- [Do this] Without including any images, repeat the data exactly.

________

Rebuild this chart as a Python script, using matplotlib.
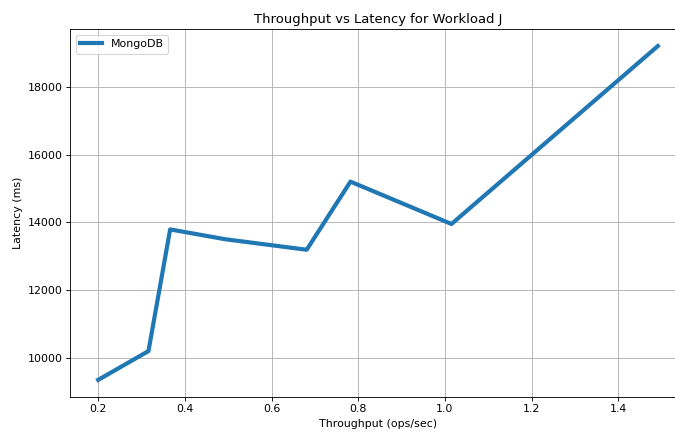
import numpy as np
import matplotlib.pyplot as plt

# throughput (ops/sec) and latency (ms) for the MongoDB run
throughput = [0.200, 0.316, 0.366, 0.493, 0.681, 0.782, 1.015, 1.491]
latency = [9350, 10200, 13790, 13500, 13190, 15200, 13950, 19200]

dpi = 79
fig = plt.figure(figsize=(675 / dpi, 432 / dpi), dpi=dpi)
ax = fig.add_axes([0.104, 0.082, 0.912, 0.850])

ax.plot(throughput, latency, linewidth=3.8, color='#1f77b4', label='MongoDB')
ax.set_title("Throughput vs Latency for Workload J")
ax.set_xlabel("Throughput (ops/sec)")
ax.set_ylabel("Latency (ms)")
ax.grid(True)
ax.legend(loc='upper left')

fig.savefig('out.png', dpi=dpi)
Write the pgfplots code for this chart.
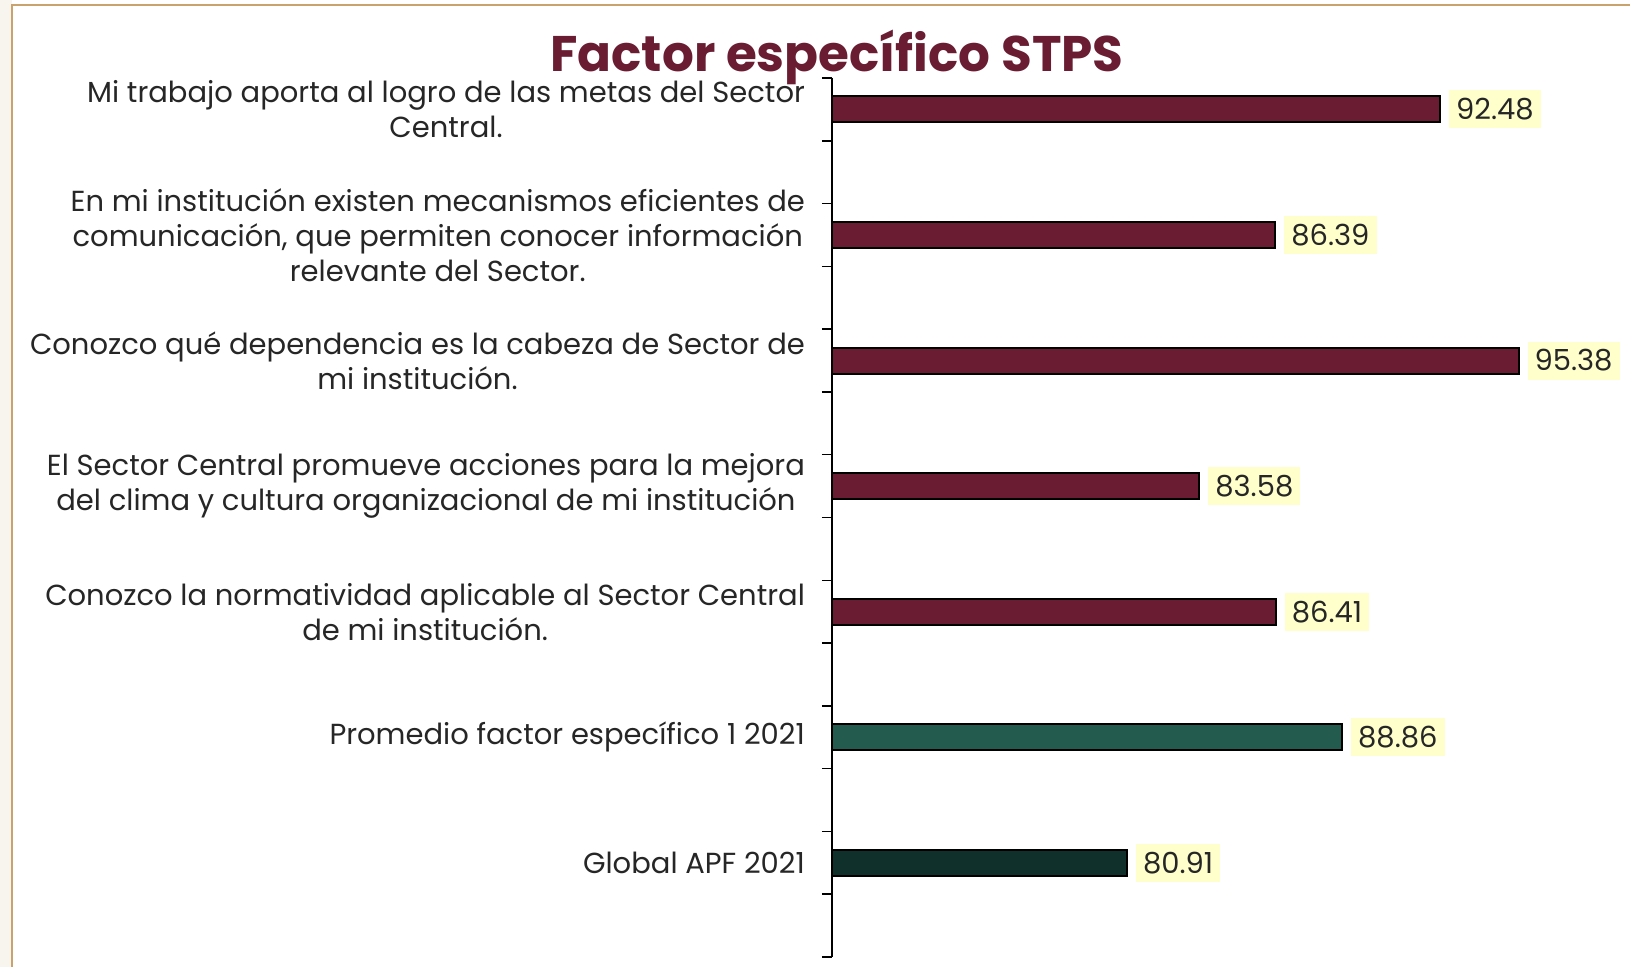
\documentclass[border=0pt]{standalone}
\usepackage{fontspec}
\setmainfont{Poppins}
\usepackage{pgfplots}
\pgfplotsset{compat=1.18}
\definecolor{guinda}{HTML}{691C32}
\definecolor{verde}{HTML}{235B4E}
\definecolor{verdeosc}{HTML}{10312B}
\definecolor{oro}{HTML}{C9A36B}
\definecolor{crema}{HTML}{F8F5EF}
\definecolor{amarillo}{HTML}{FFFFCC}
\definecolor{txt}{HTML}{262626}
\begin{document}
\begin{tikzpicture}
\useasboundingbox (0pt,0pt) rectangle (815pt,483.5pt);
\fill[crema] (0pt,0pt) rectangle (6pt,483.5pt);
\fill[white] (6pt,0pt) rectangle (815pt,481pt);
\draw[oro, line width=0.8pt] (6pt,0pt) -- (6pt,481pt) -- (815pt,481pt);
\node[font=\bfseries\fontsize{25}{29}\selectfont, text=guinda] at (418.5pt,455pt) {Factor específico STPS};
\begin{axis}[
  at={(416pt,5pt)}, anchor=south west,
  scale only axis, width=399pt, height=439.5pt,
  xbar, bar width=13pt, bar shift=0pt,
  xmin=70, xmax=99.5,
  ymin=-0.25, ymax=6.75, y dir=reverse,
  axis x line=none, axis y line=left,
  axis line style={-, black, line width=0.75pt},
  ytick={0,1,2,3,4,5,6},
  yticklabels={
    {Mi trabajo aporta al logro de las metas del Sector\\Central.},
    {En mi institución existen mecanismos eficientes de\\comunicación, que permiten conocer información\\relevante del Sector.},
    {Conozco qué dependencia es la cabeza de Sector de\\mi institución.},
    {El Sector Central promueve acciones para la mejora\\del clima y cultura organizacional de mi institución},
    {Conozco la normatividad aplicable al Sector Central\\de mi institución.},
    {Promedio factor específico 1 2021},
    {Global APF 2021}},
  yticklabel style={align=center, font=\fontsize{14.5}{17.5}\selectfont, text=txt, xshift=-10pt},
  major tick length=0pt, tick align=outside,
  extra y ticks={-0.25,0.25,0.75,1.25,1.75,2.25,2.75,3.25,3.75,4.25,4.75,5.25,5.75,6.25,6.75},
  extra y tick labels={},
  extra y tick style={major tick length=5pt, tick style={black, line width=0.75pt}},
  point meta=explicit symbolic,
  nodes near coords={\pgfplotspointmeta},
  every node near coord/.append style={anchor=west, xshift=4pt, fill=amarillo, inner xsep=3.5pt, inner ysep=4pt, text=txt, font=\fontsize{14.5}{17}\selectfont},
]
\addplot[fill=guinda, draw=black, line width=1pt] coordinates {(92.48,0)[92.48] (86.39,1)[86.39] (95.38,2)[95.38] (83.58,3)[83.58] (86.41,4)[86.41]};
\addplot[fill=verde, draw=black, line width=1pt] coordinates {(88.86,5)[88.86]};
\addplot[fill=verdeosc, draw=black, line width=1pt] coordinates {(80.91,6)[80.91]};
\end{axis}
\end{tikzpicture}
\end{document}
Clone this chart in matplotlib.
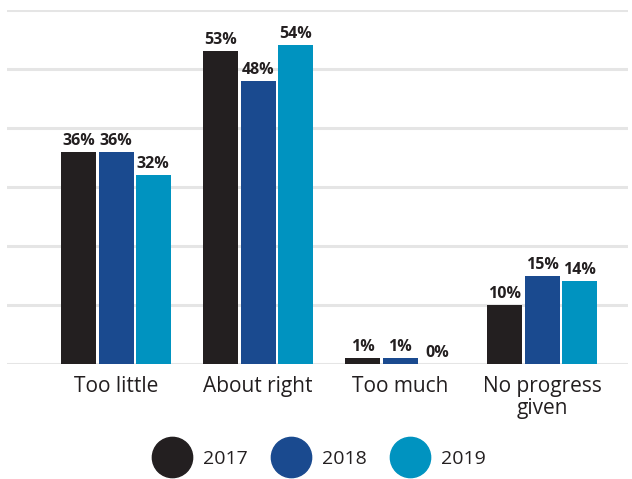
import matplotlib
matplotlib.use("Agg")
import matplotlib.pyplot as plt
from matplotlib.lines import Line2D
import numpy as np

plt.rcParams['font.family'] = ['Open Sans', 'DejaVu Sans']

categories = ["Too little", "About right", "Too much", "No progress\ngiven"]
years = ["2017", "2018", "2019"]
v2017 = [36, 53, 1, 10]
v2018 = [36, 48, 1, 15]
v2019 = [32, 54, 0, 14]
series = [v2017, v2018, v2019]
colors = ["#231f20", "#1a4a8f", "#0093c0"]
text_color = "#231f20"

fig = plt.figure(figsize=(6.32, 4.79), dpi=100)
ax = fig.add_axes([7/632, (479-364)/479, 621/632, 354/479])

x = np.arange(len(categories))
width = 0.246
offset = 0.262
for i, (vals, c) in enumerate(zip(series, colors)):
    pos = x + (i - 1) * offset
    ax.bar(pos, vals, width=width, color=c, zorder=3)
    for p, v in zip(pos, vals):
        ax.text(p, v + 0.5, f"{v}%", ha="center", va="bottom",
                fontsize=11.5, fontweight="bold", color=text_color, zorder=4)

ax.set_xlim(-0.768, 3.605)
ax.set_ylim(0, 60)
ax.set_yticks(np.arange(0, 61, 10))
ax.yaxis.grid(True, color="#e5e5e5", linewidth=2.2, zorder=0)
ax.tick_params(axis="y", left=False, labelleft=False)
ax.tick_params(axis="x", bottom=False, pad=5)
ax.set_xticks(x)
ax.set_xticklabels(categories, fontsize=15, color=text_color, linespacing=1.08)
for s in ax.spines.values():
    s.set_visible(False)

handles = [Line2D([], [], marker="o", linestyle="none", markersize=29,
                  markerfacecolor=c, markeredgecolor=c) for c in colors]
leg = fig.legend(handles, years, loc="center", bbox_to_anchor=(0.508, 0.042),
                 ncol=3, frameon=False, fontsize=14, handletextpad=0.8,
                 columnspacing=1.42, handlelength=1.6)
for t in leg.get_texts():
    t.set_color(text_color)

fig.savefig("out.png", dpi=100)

________

- [Written answer]
Rebuild this chart as a Python script, using matplotlib.
import numpy as np
import matplotlib.pyplot as plt

# throughput (ops/sec) and latency (ms) for the MongoDB run
throughput = [0.200, 0.316, 0.366, 0.493, 0.681, 0.782, 1.015, 1.491]
latency = [9350, 10200, 13790, 13500, 13190, 15200, 13950, 19200]

dpi = 79
fig = plt.figure(figsize=(675 / dpi, 432 / dpi), dpi=dpi)
ax = fig.add_axes([0.104, 0.082, 0.912, 0.850])

ax.plot(throughput, latency, linewidth=3.8, color='#1f77b4', label='MongoDB')
ax.set_title("Throughput vs Latency for Workload J")
ax.set_xlabel("Throughput (ops/sec)")
ax.set_ylabel("Latency (ms)")
ax.grid(True)
ax.legend(loc='upper left')

fig.savefig('out.png', dpi=dpi)
Write the pgfplots code for this chart.
\documentclass[border=0pt]{standalone}
\usepackage{fontspec}
\setmainfont{Poppins}
\usepackage{pgfplots}
\pgfplotsset{compat=1.18}
\definecolor{guinda}{HTML}{691C32}
\definecolor{verde}{HTML}{235B4E}
\definecolor{verdeosc}{HTML}{10312B}
\definecolor{oro}{HTML}{C9A36B}
\definecolor{crema}{HTML}{F8F5EF}
\definecolor{amarillo}{HTML}{FFFFCC}
\definecolor{txt}{HTML}{262626}
\begin{document}
\begin{tikzpicture}
\useasboundingbox (0pt,0pt) rectangle (815pt,483.5pt);
\fill[crema] (0pt,0pt) rectangle (6pt,483.5pt);
\fill[white] (6pt,0pt) rectangle (815pt,481pt);
\draw[oro, line width=0.8pt] (6pt,0pt) -- (6pt,481pt) -- (815pt,481pt);
\node[font=\bfseries\fontsize{25}{29}\selectfont, text=guinda] at (418.5pt,455pt) {Factor específico STPS};
\begin{axis}[
  at={(416pt,5pt)}, anchor=south west,
  scale only axis, width=399pt, height=439.5pt,
  xbar, bar width=13pt, bar shift=0pt,
  xmin=70, xmax=99.5,
  ymin=-0.25, ymax=6.75, y dir=reverse,
  axis x line=none, axis y line=left,
  axis line style={-, black, line width=0.75pt},
  ytick={0,1,2,3,4,5,6},
  yticklabels={
    {Mi trabajo aporta al logro de las metas del Sector\\Central.},
    {En mi institución existen mecanismos eficientes de\\comunicación, que permiten conocer información\\relevante del Sector.},
    {Conozco qué dependencia es la cabeza de Sector de\\mi institución.},
    {El Sector Central promueve acciones para la mejora\\del clima y cultura organizacional de mi institución},
    {Conozco la normatividad aplicable al Sector Central\\de mi institución.},
    {Promedio factor específico 1 2021},
    {Global APF 2021}},
  yticklabel style={align=center, font=\fontsize{14.5}{17.5}\selectfont, text=txt, xshift=-10pt},
  major tick length=0pt, tick align=outside,
  extra y ticks={-0.25,0.25,0.75,1.25,1.75,2.25,2.75,3.25,3.75,4.25,4.75,5.25,5.75,6.25,6.75},
  extra y tick labels={},
  extra y tick style={major tick length=5pt, tick style={black, line width=0.75pt}},
  point meta=explicit symbolic,
  nodes near coords={\pgfplotspointmeta},
  every node near coord/.append style={anchor=west, xshift=4pt, fill=amarillo, inner xsep=3.5pt, inner ysep=4pt, text=txt, font=\fontsize{14.5}{17}\selectfont},
]
\addplot[fill=guinda, draw=black, line width=1pt] coordinates {(92.48,0)[92.48] (86.39,1)[86.39] (95.38,2)[95.38] (83.58,3)[83.58] (86.41,4)[86.41]};
\addplot[fill=verde, draw=black, line width=1pt] coordinates {(88.86,5)[88.86]};
\addplot[fill=verdeosc, draw=black, line width=1pt] coordinates {(80.91,6)[80.91]};
\end{axis}
\end{tikzpicture}
\end{document}
Clone this chart in matplotlib.
import matplotlib
matplotlib.use("Agg")
import matplotlib.pyplot as plt
from matplotlib.lines import Line2D
import numpy as np

plt.rcParams['font.family'] = ['Open Sans', 'DejaVu Sans']

categories = ["Too little", "About right", "Too much", "No progress\ngiven"]
years = ["2017", "2018", "2019"]
v2017 = [36, 53, 1, 10]
v2018 = [36, 48, 1, 15]
v2019 = [32, 54, 0, 14]
series = [v2017, v2018, v2019]
colors = ["#231f20", "#1a4a8f", "#0093c0"]
text_color = "#231f20"

fig = plt.figure(figsize=(6.32, 4.79), dpi=100)
ax = fig.add_axes([7/632, (479-364)/479, 621/632, 354/479])

x = np.arange(len(categories))
width = 0.246
offset = 0.262
for i, (vals, c) in enumerate(zip(series, colors)):
    pos = x + (i - 1) * offset
    ax.bar(pos, vals, width=width, color=c, zorder=3)
    for p, v in zip(pos, vals):
        ax.text(p, v + 0.5, f"{v}%", ha="center", va="bottom",
                fontsize=11.5, fontweight="bold", color=text_color, zorder=4)

ax.set_xlim(-0.768, 3.605)
ax.set_ylim(0, 60)
ax.set_yticks(np.arange(0, 61, 10))
ax.yaxis.grid(True, color="#e5e5e5", linewidth=2.2, zorder=0)
ax.tick_params(axis="y", left=False, labelleft=False)
ax.tick_params(axis="x", bottom=False, pad=5)
ax.set_xticks(x)
ax.set_xticklabels(categories, fontsize=15, color=text_color, linespacing=1.08)
for s in ax.spines.values():
    s.set_visible(False)

handles = [Line2D([], [], marker="o", linestyle="none", markersize=29,
                  markerfacecolor=c, markeredgecolor=c) for c in colors]
leg = fig.legend(handles, years, loc="center", bbox_to_anchor=(0.508, 0.042),
                 ncol=3, frameon=False, fontsize=14, handletextpad=0.8,
                 columnspacing=1.42, handlelength=1.6)
for t in leg.get_texts():
    t.set_color(text_color)

fig.savefig("out.png", dpi=100)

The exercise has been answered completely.